With the total price tag of a bachelor’s degree from a top-tier U.S. college or university hovering around $150,000, even some of the most highly sought-after high school graduates are turning down universities like Yale and Stanford in favor of more economical options — community colleges. Skyrocketing tuitions and anti-affirmative action campaigns are turning many elite schools into domains strictly for the wealthy and White, say study groups like U.S. Secretary of Education Margaret Spellings’ Commission on the Future of Higher Education.

But several Ivy League universities are working to counter the trend by offering free tuition to students from low-income families. Harvard University led the way, announcing last year that any incoming student whose family makes less than $60,000 a year would get free tuition. Cornell University in Ithaca, N.Y., has taken its outreach efforts to another level, announcing plans to launch its “Pathway to Success” program this fall. The initiative actively seeks out and provides advising and financial support to transfers from two local higher education institutions — Morrisville State College and Monroe Community College.

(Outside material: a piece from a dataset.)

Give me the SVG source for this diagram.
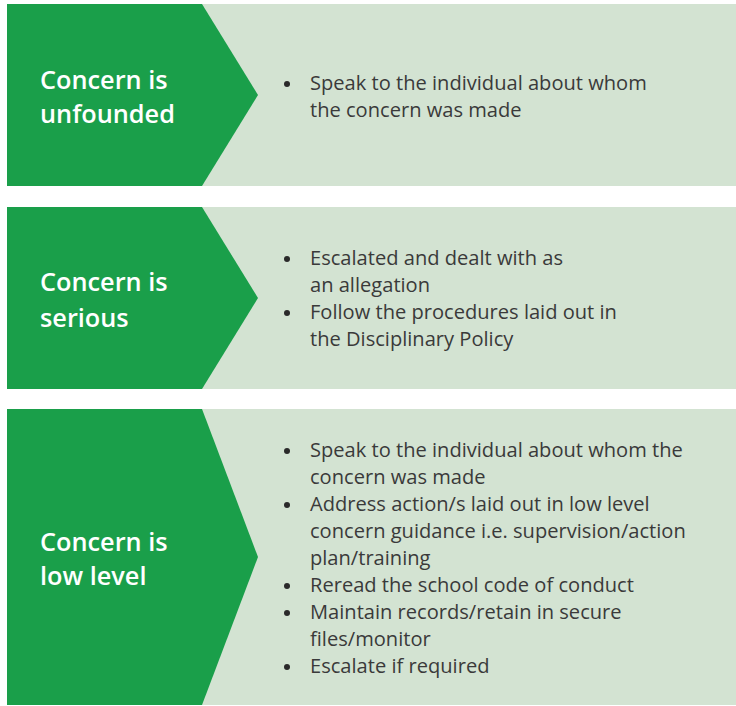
<svg xmlns="http://www.w3.org/2000/svg" width="736" height="706" viewBox="0 0 736 706">
<style>
.bg{fill:#d3e3d2}
.chev{fill:#1a9f4a}
.lbl{font-family:"Open Sans","Noto Sans",sans-serif;font-weight:600;font-size:25.3px;fill:#ffffff}
.txt{font-family:"Open Sans","Noto Sans",sans-serif;font-size:20.1px;fill:#3a3a3a}
.dot{fill:#2a2a2a}
</style>
<rect width="736" height="706" fill="#ffffff"/>
<g id="node-unfounded">
<rect class="bg" x="7" y="4" width="729" height="182"/>
<polygon class="chev" points="7,4 202,4 258,95 202,186 7,186"/>
<text class="lbl" x="40" y="89">Concern is</text>
<text class="lbl" x="40" y="123">unfounded</text>
<circle class="dot" cx="287" cy="84" r="3"/>
<text class="txt" x="310" y="90">Speak to the individual about whom</text>
<text class="txt" x="310" y="117">the concern was made</text>
</g>
<g id="node-serious">
<rect class="bg" x="7" y="207" width="729" height="182"/>
<polygon class="chev" points="7,207 202,207 258,298 202,389 7,389"/>
<text class="lbl" x="40" y="291">Concern is</text>
<text class="lbl" x="40" y="327">serious</text>
<circle class="dot" cx="287" cy="259" r="3"/>
<text class="txt" x="310" y="265">Escalated and dealt with as</text>
<text class="txt" x="310" y="292">an allegation</text>
<circle class="dot" cx="287" cy="313" r="3"/>
<text class="txt" x="310" y="319">Follow the procedures laid out in</text>
<text class="txt" x="310" y="346">the Disciplinary Policy</text>
</g>
<g id="node-lowlevel">
<rect class="bg" x="7" y="409" width="729" height="296"/>
<polygon class="chev" points="7,409 202,409 258,557 202,705 7,705"/>
<text class="lbl" x="40" y="551">Concern is</text>
<text class="lbl" x="40" y="585">low level</text>
<circle class="dot" cx="287" cy="451" r="3"/>
<text class="txt" x="310" y="457">Speak to the individual about whom the</text>
<text class="txt" x="310" y="484">concern was made</text>
<circle class="dot" cx="287" cy="505" r="3"/>
<text class="txt" x="310" y="511">Address action/s laid out in low level</text>
<text class="txt" x="310" y="538">concern guidance i.e. supervision/action</text>
<text class="txt" x="310" y="565">plan/training</text>
<circle class="dot" cx="287" cy="586" r="3"/>
<text class="txt" x="310" y="592">Reread the school code of conduct</text>
<circle class="dot" cx="287" cy="613" r="3"/>
<text class="txt" x="310" y="619">Maintain records/retain in secure</text>
<text class="txt" x="310" y="646">files/monitor</text>
<circle class="dot" cx="287" cy="667" r="3"/>
<text class="txt" x="310" y="673">Escalate if required</text>
</g>
<g id="connectors"></g>
</svg>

Chandra Joos, Cornell’s associate director of admissions and transfer coordinator, says a number of factors, including land-grant status, have driven Cornell’s institutional predisposition to serve the underserved. But Cornell’s mission to remain accessible to students from all economic and social strata stems from the “any person, any study” mantra of Cornell’s namesake, Ezra Cornell.

As a result, one in four Cornell undergrads is likely to have transferred in. Of the transfer students, about 33 percent came from a community college. Joos says that among Ivy League schools, Cornell, “by far, brings in the highest percentage and also the largest number of transfer students each year — particularly from two-year institutions. The transfer population is so small at our peer institutions that not everyone has the transfer coordinator role or title in their job description like I do.”